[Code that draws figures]
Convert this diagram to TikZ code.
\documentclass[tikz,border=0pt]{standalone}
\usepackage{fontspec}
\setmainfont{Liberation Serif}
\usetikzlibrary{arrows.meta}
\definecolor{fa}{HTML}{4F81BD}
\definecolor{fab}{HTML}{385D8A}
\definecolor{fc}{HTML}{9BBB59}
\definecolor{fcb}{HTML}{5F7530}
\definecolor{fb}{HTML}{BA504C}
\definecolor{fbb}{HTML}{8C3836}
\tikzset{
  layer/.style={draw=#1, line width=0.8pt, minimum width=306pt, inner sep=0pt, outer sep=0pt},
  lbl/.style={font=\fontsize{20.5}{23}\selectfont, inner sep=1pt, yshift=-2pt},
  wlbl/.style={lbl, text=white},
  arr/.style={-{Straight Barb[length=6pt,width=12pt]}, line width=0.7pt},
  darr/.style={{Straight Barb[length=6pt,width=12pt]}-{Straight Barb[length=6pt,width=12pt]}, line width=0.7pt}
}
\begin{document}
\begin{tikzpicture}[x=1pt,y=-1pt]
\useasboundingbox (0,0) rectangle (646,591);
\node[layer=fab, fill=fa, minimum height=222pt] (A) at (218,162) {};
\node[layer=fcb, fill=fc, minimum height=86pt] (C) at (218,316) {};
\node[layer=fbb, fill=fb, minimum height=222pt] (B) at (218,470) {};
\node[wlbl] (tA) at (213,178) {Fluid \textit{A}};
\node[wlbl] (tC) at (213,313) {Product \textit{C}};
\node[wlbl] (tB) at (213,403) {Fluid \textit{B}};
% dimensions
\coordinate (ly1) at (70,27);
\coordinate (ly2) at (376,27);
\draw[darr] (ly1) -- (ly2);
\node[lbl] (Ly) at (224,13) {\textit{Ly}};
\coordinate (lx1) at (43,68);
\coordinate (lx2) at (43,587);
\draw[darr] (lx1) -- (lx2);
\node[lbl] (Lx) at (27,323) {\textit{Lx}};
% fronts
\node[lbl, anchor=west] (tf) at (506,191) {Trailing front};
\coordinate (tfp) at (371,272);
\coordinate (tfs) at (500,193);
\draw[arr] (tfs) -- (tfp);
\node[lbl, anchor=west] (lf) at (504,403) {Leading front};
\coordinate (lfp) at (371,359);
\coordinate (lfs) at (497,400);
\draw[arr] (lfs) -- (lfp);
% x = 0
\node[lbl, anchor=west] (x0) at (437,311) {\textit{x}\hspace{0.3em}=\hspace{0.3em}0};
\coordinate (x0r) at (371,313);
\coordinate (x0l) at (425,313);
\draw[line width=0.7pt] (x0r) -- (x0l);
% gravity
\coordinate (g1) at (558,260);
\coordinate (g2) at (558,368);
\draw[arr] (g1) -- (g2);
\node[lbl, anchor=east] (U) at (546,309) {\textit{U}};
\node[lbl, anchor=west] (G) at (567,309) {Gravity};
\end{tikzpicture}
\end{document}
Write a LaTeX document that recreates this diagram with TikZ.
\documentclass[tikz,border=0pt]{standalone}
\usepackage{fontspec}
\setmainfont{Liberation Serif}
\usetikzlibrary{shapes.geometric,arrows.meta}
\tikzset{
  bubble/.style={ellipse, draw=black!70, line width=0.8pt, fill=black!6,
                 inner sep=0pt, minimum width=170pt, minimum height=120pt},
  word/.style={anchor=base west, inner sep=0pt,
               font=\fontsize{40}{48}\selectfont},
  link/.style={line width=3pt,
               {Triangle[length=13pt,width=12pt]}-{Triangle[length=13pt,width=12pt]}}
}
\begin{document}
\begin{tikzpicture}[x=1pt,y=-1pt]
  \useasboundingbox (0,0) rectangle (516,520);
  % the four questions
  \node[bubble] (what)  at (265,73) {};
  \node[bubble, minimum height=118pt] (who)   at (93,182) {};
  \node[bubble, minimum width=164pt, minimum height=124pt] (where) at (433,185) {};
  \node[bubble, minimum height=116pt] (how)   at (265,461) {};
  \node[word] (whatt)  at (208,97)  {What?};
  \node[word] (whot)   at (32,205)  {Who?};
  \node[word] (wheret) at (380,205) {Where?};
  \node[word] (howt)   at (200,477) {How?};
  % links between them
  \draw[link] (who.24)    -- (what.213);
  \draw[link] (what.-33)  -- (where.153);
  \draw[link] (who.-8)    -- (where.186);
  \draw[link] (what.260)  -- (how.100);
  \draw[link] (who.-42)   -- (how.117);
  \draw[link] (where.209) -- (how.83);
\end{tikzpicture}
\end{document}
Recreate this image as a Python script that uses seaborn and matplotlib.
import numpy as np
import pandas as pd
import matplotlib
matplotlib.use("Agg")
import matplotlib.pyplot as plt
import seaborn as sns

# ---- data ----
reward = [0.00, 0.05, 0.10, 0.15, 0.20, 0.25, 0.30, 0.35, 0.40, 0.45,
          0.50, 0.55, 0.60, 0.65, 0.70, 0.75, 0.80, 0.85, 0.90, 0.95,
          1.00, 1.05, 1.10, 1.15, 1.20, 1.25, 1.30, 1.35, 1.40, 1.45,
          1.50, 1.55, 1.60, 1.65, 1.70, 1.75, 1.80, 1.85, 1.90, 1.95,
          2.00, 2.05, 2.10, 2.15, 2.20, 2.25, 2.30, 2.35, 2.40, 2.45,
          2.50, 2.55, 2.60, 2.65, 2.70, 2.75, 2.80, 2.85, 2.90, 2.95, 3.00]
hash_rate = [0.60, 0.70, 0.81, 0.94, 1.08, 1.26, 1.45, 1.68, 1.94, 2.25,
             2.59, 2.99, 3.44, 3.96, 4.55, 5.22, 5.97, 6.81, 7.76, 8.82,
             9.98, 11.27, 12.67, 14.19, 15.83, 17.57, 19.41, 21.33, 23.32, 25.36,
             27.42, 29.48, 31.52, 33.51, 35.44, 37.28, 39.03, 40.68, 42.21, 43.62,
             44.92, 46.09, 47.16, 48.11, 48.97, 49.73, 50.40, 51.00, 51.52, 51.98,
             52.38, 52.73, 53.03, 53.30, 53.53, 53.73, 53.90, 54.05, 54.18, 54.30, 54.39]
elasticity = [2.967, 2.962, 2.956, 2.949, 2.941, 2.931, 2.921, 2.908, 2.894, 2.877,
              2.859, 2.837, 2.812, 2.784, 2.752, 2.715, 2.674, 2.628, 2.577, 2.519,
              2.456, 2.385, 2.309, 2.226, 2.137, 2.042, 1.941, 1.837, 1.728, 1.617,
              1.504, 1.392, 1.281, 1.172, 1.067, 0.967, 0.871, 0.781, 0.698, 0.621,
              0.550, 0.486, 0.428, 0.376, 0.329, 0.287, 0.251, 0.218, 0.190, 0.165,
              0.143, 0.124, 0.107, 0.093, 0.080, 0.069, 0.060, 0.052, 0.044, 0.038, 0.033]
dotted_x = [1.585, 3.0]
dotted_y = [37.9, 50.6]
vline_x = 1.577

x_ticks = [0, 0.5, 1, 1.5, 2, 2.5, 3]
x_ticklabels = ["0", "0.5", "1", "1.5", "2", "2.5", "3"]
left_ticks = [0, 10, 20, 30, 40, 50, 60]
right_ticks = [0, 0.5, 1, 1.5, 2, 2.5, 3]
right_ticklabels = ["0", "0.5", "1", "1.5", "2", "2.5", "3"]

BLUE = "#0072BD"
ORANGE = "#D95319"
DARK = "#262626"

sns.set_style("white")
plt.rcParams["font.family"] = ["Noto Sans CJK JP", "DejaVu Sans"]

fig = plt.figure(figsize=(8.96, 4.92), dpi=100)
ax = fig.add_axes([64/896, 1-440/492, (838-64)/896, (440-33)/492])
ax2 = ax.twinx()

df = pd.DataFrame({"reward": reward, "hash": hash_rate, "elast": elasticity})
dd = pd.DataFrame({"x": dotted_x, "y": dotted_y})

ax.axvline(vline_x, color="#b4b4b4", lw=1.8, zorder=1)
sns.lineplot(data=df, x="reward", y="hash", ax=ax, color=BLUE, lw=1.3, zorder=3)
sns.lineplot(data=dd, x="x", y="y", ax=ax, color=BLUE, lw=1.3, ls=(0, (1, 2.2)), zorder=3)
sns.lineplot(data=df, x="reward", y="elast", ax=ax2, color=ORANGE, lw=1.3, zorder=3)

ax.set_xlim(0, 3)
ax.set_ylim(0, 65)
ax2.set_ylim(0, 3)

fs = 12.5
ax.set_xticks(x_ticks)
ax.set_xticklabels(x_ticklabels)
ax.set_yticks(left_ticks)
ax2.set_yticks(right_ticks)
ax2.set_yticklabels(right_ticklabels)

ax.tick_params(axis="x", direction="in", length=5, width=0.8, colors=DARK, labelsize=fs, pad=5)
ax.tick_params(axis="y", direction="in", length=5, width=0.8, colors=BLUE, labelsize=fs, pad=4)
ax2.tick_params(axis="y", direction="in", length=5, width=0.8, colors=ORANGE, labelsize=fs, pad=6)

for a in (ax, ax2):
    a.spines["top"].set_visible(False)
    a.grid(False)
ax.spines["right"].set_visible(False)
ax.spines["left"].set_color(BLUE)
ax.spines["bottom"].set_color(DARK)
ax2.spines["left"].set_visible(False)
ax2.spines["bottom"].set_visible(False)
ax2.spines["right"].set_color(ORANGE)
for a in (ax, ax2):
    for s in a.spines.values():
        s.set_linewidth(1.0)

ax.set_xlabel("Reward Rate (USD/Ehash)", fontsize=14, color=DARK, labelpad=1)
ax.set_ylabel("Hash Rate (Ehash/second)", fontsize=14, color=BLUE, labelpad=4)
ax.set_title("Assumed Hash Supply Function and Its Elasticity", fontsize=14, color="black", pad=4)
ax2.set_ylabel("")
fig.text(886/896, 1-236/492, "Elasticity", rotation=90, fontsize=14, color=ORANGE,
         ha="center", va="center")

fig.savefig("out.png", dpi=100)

...

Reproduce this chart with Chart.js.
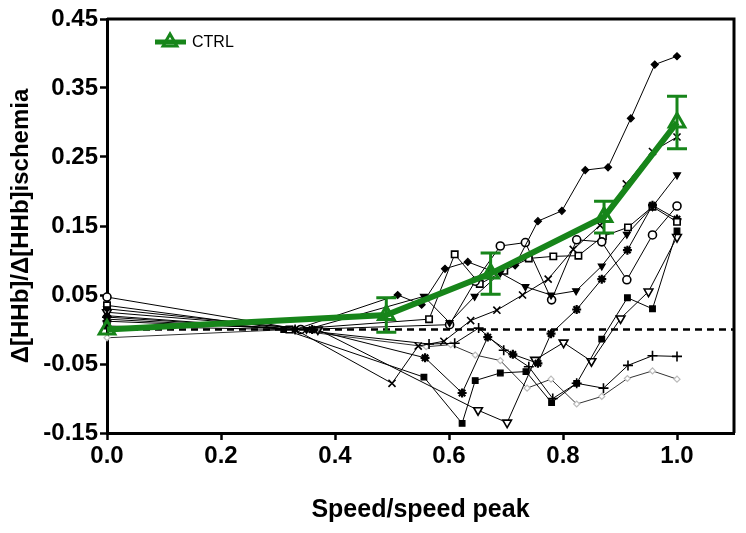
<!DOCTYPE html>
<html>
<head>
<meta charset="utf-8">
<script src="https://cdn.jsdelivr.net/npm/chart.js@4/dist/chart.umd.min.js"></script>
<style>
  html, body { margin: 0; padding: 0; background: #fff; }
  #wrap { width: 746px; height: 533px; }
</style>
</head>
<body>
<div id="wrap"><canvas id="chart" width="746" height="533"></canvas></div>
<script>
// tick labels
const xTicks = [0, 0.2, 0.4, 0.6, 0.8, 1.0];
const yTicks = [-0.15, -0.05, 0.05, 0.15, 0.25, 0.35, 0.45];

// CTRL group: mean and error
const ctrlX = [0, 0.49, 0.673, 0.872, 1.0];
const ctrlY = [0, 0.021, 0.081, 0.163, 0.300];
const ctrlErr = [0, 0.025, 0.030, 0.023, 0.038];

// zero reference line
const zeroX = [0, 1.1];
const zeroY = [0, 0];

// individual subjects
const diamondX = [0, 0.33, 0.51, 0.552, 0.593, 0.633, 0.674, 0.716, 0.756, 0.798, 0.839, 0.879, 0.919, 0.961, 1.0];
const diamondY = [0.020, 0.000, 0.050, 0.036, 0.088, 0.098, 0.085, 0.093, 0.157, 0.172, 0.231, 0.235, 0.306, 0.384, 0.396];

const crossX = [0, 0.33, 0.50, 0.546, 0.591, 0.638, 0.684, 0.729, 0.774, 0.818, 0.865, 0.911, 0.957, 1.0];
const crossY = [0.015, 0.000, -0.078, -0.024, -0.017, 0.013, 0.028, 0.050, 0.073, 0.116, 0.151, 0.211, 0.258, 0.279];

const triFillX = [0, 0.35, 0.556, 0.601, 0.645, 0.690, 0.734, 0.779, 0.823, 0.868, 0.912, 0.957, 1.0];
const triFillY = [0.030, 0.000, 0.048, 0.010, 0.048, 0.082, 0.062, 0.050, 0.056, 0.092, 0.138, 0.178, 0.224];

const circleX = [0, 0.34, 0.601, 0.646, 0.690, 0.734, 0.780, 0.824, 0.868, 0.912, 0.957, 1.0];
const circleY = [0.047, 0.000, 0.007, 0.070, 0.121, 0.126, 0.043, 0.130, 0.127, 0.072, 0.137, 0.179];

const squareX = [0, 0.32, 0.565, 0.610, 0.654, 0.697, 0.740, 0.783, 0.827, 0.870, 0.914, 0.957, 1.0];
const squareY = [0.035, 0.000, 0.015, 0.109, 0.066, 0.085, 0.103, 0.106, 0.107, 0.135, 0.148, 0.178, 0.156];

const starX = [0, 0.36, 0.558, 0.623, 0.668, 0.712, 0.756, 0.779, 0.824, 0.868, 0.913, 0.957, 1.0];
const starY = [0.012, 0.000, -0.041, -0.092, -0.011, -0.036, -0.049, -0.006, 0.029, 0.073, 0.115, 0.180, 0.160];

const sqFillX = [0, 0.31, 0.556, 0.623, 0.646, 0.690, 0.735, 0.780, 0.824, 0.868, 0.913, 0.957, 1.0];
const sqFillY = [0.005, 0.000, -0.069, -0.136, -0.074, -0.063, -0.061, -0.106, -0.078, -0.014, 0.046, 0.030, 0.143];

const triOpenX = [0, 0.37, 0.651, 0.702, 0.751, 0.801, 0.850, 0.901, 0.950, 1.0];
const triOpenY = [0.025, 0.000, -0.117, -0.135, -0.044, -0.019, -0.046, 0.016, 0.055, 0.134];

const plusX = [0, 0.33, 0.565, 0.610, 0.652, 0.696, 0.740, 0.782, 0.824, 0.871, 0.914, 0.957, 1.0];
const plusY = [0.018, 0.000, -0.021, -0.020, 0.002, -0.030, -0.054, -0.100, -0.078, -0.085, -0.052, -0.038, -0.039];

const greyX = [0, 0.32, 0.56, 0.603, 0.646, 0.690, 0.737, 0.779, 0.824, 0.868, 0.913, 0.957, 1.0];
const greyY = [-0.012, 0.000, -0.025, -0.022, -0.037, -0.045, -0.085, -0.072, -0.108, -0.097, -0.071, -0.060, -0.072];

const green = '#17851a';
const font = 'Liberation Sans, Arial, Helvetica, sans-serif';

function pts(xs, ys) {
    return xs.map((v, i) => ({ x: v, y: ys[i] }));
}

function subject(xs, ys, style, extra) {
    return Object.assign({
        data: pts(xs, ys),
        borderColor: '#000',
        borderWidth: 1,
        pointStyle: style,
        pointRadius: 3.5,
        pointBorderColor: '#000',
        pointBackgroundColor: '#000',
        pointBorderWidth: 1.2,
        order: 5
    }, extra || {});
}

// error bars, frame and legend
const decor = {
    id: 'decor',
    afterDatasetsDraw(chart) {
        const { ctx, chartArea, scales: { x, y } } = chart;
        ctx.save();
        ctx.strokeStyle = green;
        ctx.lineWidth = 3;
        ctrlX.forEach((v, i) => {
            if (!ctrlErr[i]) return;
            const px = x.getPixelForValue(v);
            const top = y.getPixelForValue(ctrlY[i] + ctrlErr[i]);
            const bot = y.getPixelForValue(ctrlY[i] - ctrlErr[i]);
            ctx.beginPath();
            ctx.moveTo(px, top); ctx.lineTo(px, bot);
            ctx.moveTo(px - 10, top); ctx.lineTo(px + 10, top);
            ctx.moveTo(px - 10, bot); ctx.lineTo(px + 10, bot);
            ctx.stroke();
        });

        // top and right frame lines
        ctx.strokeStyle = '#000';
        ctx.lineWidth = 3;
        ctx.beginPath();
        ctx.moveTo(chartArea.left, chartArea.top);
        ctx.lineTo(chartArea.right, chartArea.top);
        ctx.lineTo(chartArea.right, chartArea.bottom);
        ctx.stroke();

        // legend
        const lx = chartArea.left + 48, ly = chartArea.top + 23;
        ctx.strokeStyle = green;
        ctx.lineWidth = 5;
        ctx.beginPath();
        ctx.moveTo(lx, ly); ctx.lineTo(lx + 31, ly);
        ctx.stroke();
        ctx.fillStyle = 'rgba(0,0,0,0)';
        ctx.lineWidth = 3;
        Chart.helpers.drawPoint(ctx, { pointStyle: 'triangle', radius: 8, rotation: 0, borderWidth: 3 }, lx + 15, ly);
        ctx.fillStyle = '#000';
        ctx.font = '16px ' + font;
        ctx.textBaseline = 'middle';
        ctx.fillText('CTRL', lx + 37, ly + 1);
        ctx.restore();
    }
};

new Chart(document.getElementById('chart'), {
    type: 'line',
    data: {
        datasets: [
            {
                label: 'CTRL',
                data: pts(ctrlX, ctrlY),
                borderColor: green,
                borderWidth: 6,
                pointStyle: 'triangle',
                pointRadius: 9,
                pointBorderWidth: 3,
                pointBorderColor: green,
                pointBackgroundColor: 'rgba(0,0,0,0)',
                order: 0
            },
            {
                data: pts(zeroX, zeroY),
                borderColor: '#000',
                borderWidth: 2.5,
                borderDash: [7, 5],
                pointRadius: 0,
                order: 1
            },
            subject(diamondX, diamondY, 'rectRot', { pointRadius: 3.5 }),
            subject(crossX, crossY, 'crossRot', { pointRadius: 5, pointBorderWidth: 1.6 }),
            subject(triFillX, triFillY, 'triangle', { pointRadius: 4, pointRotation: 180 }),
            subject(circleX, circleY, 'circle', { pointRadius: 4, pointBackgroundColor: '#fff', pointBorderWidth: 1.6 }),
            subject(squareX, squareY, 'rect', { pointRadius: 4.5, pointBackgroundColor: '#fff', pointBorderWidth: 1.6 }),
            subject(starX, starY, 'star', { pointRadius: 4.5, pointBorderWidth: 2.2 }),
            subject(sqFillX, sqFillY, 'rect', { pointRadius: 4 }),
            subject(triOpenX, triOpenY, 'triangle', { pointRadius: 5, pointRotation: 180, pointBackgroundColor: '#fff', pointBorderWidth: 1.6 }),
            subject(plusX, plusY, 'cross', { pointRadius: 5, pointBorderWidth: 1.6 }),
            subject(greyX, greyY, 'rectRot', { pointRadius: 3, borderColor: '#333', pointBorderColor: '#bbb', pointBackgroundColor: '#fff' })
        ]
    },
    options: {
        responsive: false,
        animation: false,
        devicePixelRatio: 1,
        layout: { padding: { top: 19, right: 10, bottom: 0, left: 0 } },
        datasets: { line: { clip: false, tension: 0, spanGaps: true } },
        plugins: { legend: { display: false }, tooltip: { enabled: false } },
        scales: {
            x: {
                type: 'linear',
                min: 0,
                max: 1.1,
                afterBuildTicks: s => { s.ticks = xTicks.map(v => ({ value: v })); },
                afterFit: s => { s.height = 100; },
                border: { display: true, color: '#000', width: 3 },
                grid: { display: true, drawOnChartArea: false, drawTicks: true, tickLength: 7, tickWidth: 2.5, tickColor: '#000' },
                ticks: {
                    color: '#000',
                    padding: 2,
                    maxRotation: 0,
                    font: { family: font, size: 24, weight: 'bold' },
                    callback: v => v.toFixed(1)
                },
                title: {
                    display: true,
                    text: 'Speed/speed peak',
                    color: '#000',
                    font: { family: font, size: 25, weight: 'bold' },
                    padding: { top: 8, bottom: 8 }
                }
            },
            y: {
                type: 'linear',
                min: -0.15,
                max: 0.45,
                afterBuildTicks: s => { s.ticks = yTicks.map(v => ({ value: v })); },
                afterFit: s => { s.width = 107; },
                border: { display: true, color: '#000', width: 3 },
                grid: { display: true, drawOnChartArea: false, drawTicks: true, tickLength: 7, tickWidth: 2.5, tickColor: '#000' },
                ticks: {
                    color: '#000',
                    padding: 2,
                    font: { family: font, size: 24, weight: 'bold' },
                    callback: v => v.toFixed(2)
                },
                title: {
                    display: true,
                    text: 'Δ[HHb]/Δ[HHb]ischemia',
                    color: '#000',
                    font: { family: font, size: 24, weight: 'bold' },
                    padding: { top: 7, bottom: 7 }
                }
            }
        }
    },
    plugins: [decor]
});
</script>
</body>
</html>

▸ Stated exercise:
Give again the lines from "Reproduce this chart with Chart.js." to "0.211, 0.258, 0.279];" exactly, both of those lines included, and do not include any pictures.

▸ The reply:
Reproduce this chart with Chart.js.
<!DOCTYPE html>
<html>
<head>
<meta charset="utf-8">
<script src="https://cdn.jsdelivr.net/npm/chart.js@4/dist/chart.umd.min.js"></script>
<style>
  html, body { margin: 0; padding: 0; background: #fff; }
  #wrap { width: 746px; height: 533px; }
</style>
</head>
<body>
<div id="wrap"><canvas id="chart" width="746" height="533"></canvas></div>
<script>
// tick labels
const xTicks = [0, 0.2, 0.4, 0.6, 0.8, 1.0];
const yTicks = [-0.15, -0.05, 0.05, 0.15, 0.25, 0.35, 0.45];

// CTRL group: mean and error
const ctrlX = [0, 0.49, 0.673, 0.872, 1.0];
const ctrlY = [0, 0.021, 0.081, 0.163, 0.300];
const ctrlErr = [0, 0.025, 0.030, 0.023, 0.038];

// zero reference line
const zeroX = [0, 1.1];
const zeroY = [0, 0];

// individual subjects
const diamondX = [0, 0.33, 0.51, 0.552, 0.593, 0.633, 0.674, 0.716, 0.756, 0.798, 0.839, 0.879, 0.919, 0.961, 1.0];
const diamondY = [0.020, 0.000, 0.050, 0.036, 0.088, 0.098, 0.085, 0.093, 0.157, 0.172, 0.231, 0.235, 0.306, 0.384, 0.396];

const crossX = [0, 0.33, 0.50, 0.546, 0.591, 0.638, 0.684, 0.729, 0.774, 0.818, 0.865, 0.911, 0.957, 1.0];
const crossY = [0.015, 0.000, -0.078, -0.024, -0.017, 0.013, 0.028, 0.050, 0.073, 0.116, 0.151, 0.211, 0.258, 0.279];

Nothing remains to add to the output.